Les yeux écarquillés, Mélia suivait la petite troupe sans un mot. Elle ouvrit la bouche en grand et oublia de la fermer quand elle vit les silhouettes de sa mère, de son père, de son oncle et de son grand-père s'étirer vers le haut et flotter sur cette mer de brume. Mais c'était Anastasia la plus impressionnante, son long corps gracile se mêlait à la lumière irisée et telle une déesse, elle ondulait délicatement. Thys, une nouvelle fois, lui expliqua cette singularité. Il était heureux d'être le guide et de pouvoir combler de ses explications sa sœur hébétée.
Arrivée au Jécorum, les quelques gardiens de la Terre présents prirent rapidement en charge Térence Plomb et Charles Ano. L'un était blanc comme un linge et quasi inanimé, l'autre rouge fiévreux.
Comme personne ne prêtait attention à eux et que Mélia montrait des signes de fatigue, Thys décida de la conduire dans son alcôve. Sa jumelle épuisée ne s'appesantit guère sur le lieu singulier tout crépi de pierres bleues luminescentes. Elle vit uniquement le lit qui l'invitait à oublier ses terreurs de la journée et elle s'y recroquevilla en fœtus. Thys s'assit et la regarda dormir. Quelle étrange vie que la leur ! Comment en étaient-ils arrivés là ? Deux adolescents paisibles soudain amenés à affronter des méchants comme dans les films. Mais à la différence des films ou des livres, ils n'étaient pas des héros sans peur. Petit à petit, Thys lui aussi s'assoupit. Son menton s'affala sur son torse et ses doigts se détendirent.
— J'ai les mains qui brûlent ! se plaignit tout à coup Mélia tirant Thys de son sommeil. Elle soufflait au creux de ses paumes puis les agitait pour les aérer.
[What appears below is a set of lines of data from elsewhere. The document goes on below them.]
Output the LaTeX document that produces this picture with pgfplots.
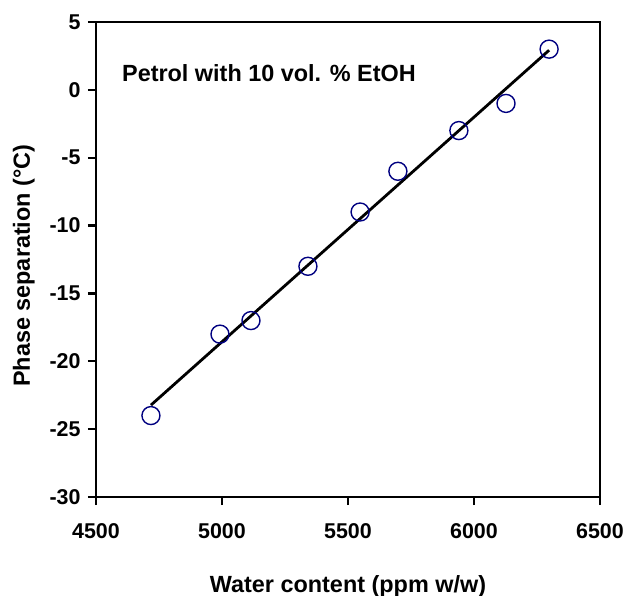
\documentclass[border=0pt]{standalone}
\usepackage{fontspec}
\setmainfont{Liberation Sans}
\usepackage{pgfplots}
\usepackage{pgfplotstable}
\pgfplotsset{compat=1.18}
\definecolor{ptcol}{RGB}{0,0,128}

\pgfplotstableread{
x y
4718 -24
4992 -18
5115 -17
5341 -13
5548 -9
5698 -6
5940 -3
6127 -1
6298 3
}\phasedata

\begin{document}
\begin{tikzpicture}
\begin{axis}[
  scale only axis,
  width=504bp, height=475bp,
  xmin=4500, xmax=6500,
  ymin=-30, ymax=5,
  xtick={4500,5000,...,6500},
  ytick={-30,-25,...,5},
  xtick pos=bottom, ytick pos=left,
  tick align=outside,
  major tick length=8bp,
  tick style={black, line width=2.4bp},
  axis line style={black, line width=2.8bp},
  /pgf/number format/assume math mode=true,
  /pgf/number format/1000 sep={},
  ticklabel style={font=\fontsize{21.5}{26}\selectfont\bfseries},
  xticklabel style={yshift=-15bp},
  yticklabel style={xshift=-4bp},
  xlabel={Water content (ppm w/w)},
  ylabel={Phase separation (\textdegree C)},
  label style={font=\fontsize{23.5}{28}\selectfont\bfseries},
  xlabel style={at={(axis description cs:0.5,0)}, anchor=base, yshift=-95bp},
  ylabel style={at={(axis description cs:-0.131,0.487)}, anchor=base},
  clip=false,
]
\addplot[black, line width=2.8bp, no marks]
  table[x=x, y={create col/linear regression={y=y}}] {\phasedata};
\addplot[only marks, mark=o, mark size=9bp, mark options={draw=ptcol, line width=1.4bp}]
  table[x=x, y=y] {\phasedata};
\node[anchor=base west, inner sep=0pt, font=\fontsize{23.5}{28}\selectfont\bfseries]
  at (axis cs:4603,0.58) {Petrol with 10 vol. \% EtOH};
\coordinate (sw) at (rel axis cs:0,0);
\coordinate (ne) at (rel axis cs:1,1);
\end{axis}
\pgfresetboundingbox
\path ([xshift=-96bp,yshift=-99bp]sw) rectangle ([xshift=29bp,yshift=22bp]ne);
\end{tikzpicture}
\end{document}
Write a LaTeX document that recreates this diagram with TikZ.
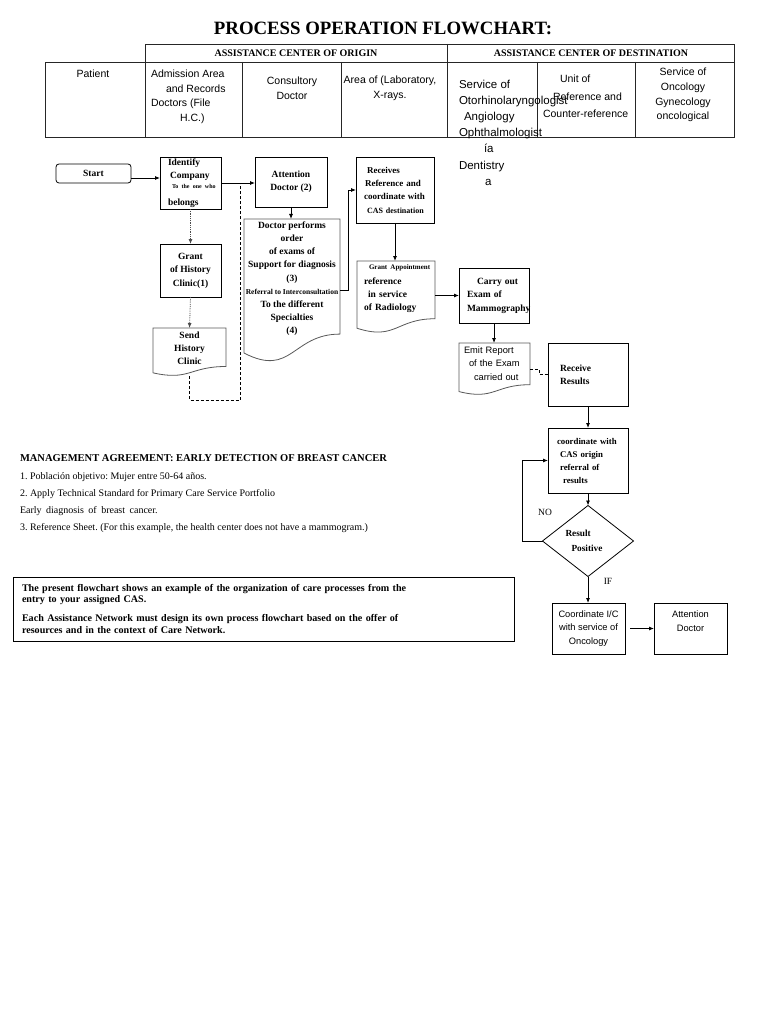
\documentclass[tikz,border=0pt]{standalone}
\usepackage{fontspec}
\setmainfont{Liberation Serif}
\newfontfamily\arialf{Liberation Sans}
\usetikzlibrary{arrows.meta,calc,shapes.geometric}
\frenchspacing
\newcommand\fs[2]{\fontsize{#1}{#2}\selectfont}
\newcommand\docoutline[1]{\draw[docline] (#1.north west) -- (#1.north east) -- ($(#1.north east)!0.802!(#1.south east)$) .. controls ($(#1.north)!0.802!(#1.south)$) and ($(#1.north)!1.107!(#1.south)$) .. ($(#1.north west)!0.934!(#1.south west)$) -- cycle;}
\begin{document}
\begin{tikzpicture}[x=1pt,y=-1pt,
  every node/.style={inner sep=0pt, outer sep=0pt},
  tline/.style={draw=black!85, line width=0.8pt},
  fbox/.style={draw, line width=0.8pt, font=\bfseries\fs{9.5}{13}},
  docnode/.style={font=\bfseries\fs{9.5}{13}},
  docline/.style={draw=black!65, line width=0.8pt},
  cell/.style={font=\arialf\fs{10.5}{14.5}},
  arr/.style={-{Latex[length=5pt,width=4pt]}, line width=0.8pt},
  dotarr/.style={-{Latex[length=5pt,width=4pt]}, line width=0.8pt, black!70, densely dotted},
  dashline/.style={line width=0.8pt, dash pattern=on 3pt off 2pt}
]
\fill[white] (0,0) rectangle (768,1024);
\useasboundingbox (0,0) rectangle (768,1024);

% title
\node[font=\bfseries\fs{18.8}{20}] (title) at (383,28.5) {PROCESS OPERATION FLOWCHART:};

% table
\draw[tline] (145,44) rectangle (734,62);
\draw[tline] (447,44) -- (447,62);
\draw[tline] (45,62) rectangle (734,137);
\foreach \xx in {145,242,341,447,537,635} \draw[tline] (\xx,62) -- (\xx,137);
\node[font=\bfseries\fs{10}{12}] (hOrig) at (296,53) {ASSISTANCE CENTER OF ORIGIN};
\node[font=\bfseries\fs{10}{12}] (hDest) at (591,53) {ASSISTANCE CENTER OF DESTINATION};

\node[cell] (cPat) at (93,74) {Patient};
\node[cell, anchor=north west, align=left] (cAdm) at (151,70.2) {Admission Area\\\hspace*{15pt}and Records\\Doctors (File\\\hspace*{29pt}H.C.)};
\node[cell, align=center, font=\arialf\fs{10.5}{15}] (cCons) at (292,88.5) {Consultory\\Doctor};
\node[cell, align=center, font=\arialf\fs{10.5}{15}] (cArea) at (390,88.5) {Area of (Laboratory,\\X-rays.};
\node[cell, anchor=north west, align=left, font=\arialf\fs{11.5}{16.2}] (cServ) at (459,79.7) {Service of\\Otorhinolaryngologist\\\hspace*{5pt}Angiology\\Ophthalmologist\\\hspace*{25pt}ía\\Dentistry\\\hspace*{26pt}a};
\node[cell, anchor=north west, align=left, font=\arialf\fs{10.5}{17.5}] (cUnit) at (543,75.2) {\hspace*{17pt}Unit of\\\hspace*{10pt}Reference and\\Counter-reference};
\node[cell, align=center, font=\arialf\fs{10.5}{14.7}] (cOnc) at (683,95) {Service of\\Oncology\\Gynecology\\oncological};

% flowchart nodes
\node[fbox, rounded corners=3pt, minimum width=75pt, minimum height=19pt] (start) at (93.5,173.5) {Start};
\node[fbox, minimum width=61pt, minimum height=52pt, text width=45pt, inner xsep=8pt, align=left, font=\bfseries\fs{9.5}{10}] (ident) at (190.5,183) {\mbox{Identify}\\[3.3pt]\hspace*{2pt}\mbox{Company}\\[-0.5pt]\hspace*{4pt}\mbox{\fs{6}{7}To the one who}\\[7pt]\mbox{belongs}};
\node[fbox, minimum width=72pt, minimum height=50pt, align=center] (attn) at (291,182) {Attention\\Doctor (2)};
\node[docnode, minimum width=96pt, minimum height=143.5pt, align=center, font=\bfseries\fs{9.5}{13.1}] (docp) at (292,290.75) {Doctor performs\\order\\of exams of\hspace*{30pt}\\Support for diagnosis\hspace*{8pt}\\(3)\\{\fs{7.5}{9}Referral to Interconsultation}\\To the different\hspace*{8pt}\\Specialties\hspace*{25pt}\\(4)\\[13pt]\mbox{}};
\node[fbox, minimum width=78pt, minimum height=66pt, text width=62pt, inner xsep=8pt, align=left, font=\bfseries\fs{9}{13.3}] (recv) at (395,190) {\hspace*{3pt}\mbox{Receives}\\\hspace*{1pt}\mbox{Reference and}\\\mbox{coordinate with}\\\hspace*{3pt}\mbox{\fs{8}{9}CAS destination}};
\node[docnode, minimum width=78pt, minimum height=72pt, text width=64pt, inner xsep=7pt, align=left] (grant) at (396,297) {\hspace*{5pt}\mbox{\fs{7}{8}Grant Appointment}\\[2pt]\mbox{reference}\\\hspace*{4pt}\mbox{in service}\\\mbox{of Radiology}\\[6pt]\mbox{}};
\node[fbox, minimum width=70pt, minimum height=55pt, text width=54pt, inner xsep=8pt, align=left, font=\bfseries\fs{9.5}{13.5}] (carry) at (494,295.5) {\hspace*{10pt}\mbox{Carry out}\\\mbox{Exam of}\\\mbox{Mammography}};
\node[docnode, font=\arialf\fs{9.3}{13.5}, minimum width=71pt, minimum height=52pt, text width=61pt, inner xsep=5pt, align=left] (emit) at (494.5,369) {\mbox{Emit Report}\\\hspace*{5pt}\mbox{of the Exam}\\\hspace*{10pt}\mbox{carried out}\\[-2.5pt]\mbox{}};
\node[fbox, minimum width=80pt, minimum height=63pt, text width=56pt, inner xsep=12pt, align=left] (result) at (588,374.5) {Receive\\Results};
\node[fbox, minimum width=80pt, minimum height=65pt, text width=62pt, inner xsep=9pt, align=left, font=\bfseries\fs{8.8}{13}] (coord) at (588,460.5) {\mbox{coordinate with}\\\hspace*{3pt}\mbox{CAS origin}\\\hspace*{3pt}\mbox{referral of}\\\hspace*{6pt}\mbox{results}};
\node[draw, line width=0.8pt, shape=diamond, minimum width=91pt, minimum height=71pt, align=left, font=\bfseries\fs{9.3}{15}] (dia) at (588,541) {Result\\\hspace*{6pt}Positive\hspace*{8pt}};
\node[fbox, font=\arialf\fs{9.3}{13.5}, minimum width=73pt, minimum height=51pt, align=center] (onc) at (588.5,628.5) {Coordinate I/C\\with service of\\Oncology};
\node[fbox, font=\arialf\fs{9.3}{14}, minimum width=73pt, minimum height=51pt, align=center] (attn2) at (690.5,628.5) {Attention\\Doctor\\[1pt]\mbox{}};
\node[fbox, minimum width=61pt, minimum height=53pt, align=center, font=\bfseries\fs{9.5}{13.5}] (ghc) at (190.5,270.5) {Grant\\of History\\Clinic(1)};
\node[docnode, minimum width=73pt, minimum height=48pt, align=center] (send) at (189.5,352) {Send\\History\\Clinic\\[-5pt]\mbox{}};

\docoutline{docp}
\docoutline{grant}
\docoutline{send}
\docoutline{emit}

\node[font=\fs{9.5}{11}] (no) at (545,512) {NO};
\node[font=\fs{9.5}{11}] (if) at (608,581) {IF};

% connectors
\coordinate (jn) at (240,183);
\draw[arr] ([yshift=-4.5pt]start.east) -- ([yshift=-4.5pt]start.east -| ident.west);
\draw[arr] (ident.east) -- (ident.east -| attn.west);
\draw[dotarr] (ident.south) -- (ghc.north);
\draw[dotarr] (ghc.south) -- (send.north);
\draw[dashline] (send.south) -- ++(0,24) -| (jn);
\draw[arr] (attn.south) -- (attn.south |- docp.north);
\draw[arr] (docp.east) -- ++(8,0) |- (recv.west);
\draw[arr] (recv.south) -- (recv.south |- grant.north);
\draw[arr] (carry.west -| grant.east) -- (carry.west);
\draw[arr] (carry.south) -- (carry.south |- emit.north);
\draw[dashline] (emit.east) -- ++(9,0) |- (result.west);
\draw[arr] (result.south) -- (coord.north);
\draw[arr] (coord.south) -- (dia.north);
\draw[arr] (dia.west) -- ++(-20,0) |- (coord.west);
\draw[arr] (dia.south) -- (dia.south |- onc.north);
\draw[arr] ([xshift=5pt]onc.east) -- (attn2.west);

% management text
\node[anchor=north west, align=left, font=\fs{10}{17}] (mgmt) at (20,454.6) {{\bfseries\fs{10.5}{12}MANAGEMENT AGREEMENT: EARLY DETECTION OF BREAST CANCER}\\[1pt]1. Población objetivo: Mujer entre 50-64 años.\\2. Apply Technical Standard for Primary Care Service Portfolio\\Early\hspace{2pt} diagnosis\hspace{2pt} of\hspace{2pt} breast\hspace{2pt} cancer.\\3. Reference Sheet. (For this example, the health center does not have a mammogram.)};

\node[draw, line width=1pt, minimum width=501pt, minimum height=64pt, text width=483pt, inner xsep=9pt, align=left, font=\bfseries\fs{10.1}{11.5}] (note) at (263.5,609) {The present flowchart shows an example of the organization of care processes from the\\entry to your assigned CAS.\\[7.5pt]Each Assistance Network must design its own process flowchart based on the offer of\\resources and in the context of Care Network.};
\end{tikzpicture}
\end{document}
— Pas de panique, ce doit être une réaction de ton corps aux fortes énergies du plan Ethérique. Quand je suis arrivé, Anastasia m'a énuméré tout un tas de symptômes possibles comme celles figurant qu'on trouve sur la notice des médicaments. Moi quand j'entre ici, j'ai faim, une faim de loup.
— C'est magnifique ici ! le coupa la jeune fille, en secouant toujours ses mains devant elle comme pour attendre que son verni à ongle daigne sécher.
Ils étaient en train de contempler la variété des formes d'opaline qui couvraient les parois de la roche quand la silhouette de Sylvie se dessina à l'entrée de la petite alcôve. En contre-jour, le corps de la mère de famille était majestueux, drapé d'un voile de brume évanescent.
— Maman, que va-t-on devenir ? dit Mélia en se jetant dans ses bras. Elle fut surprise du contact léger et inhabituel.
— Je ne sais pas, répondit Sylvie, la gorge serrée. Nous nous réunissons dans la salle Hydrophile pour prendre des décisions ! Je suis venue vous chercher.
Elle serra sa fille contre son cœur et fit un signe doux à Thys qui les rejoignit pour profiter cette douce chaleur. Un simple moment de réconfort alors que l'avenir s'annonçait sombre.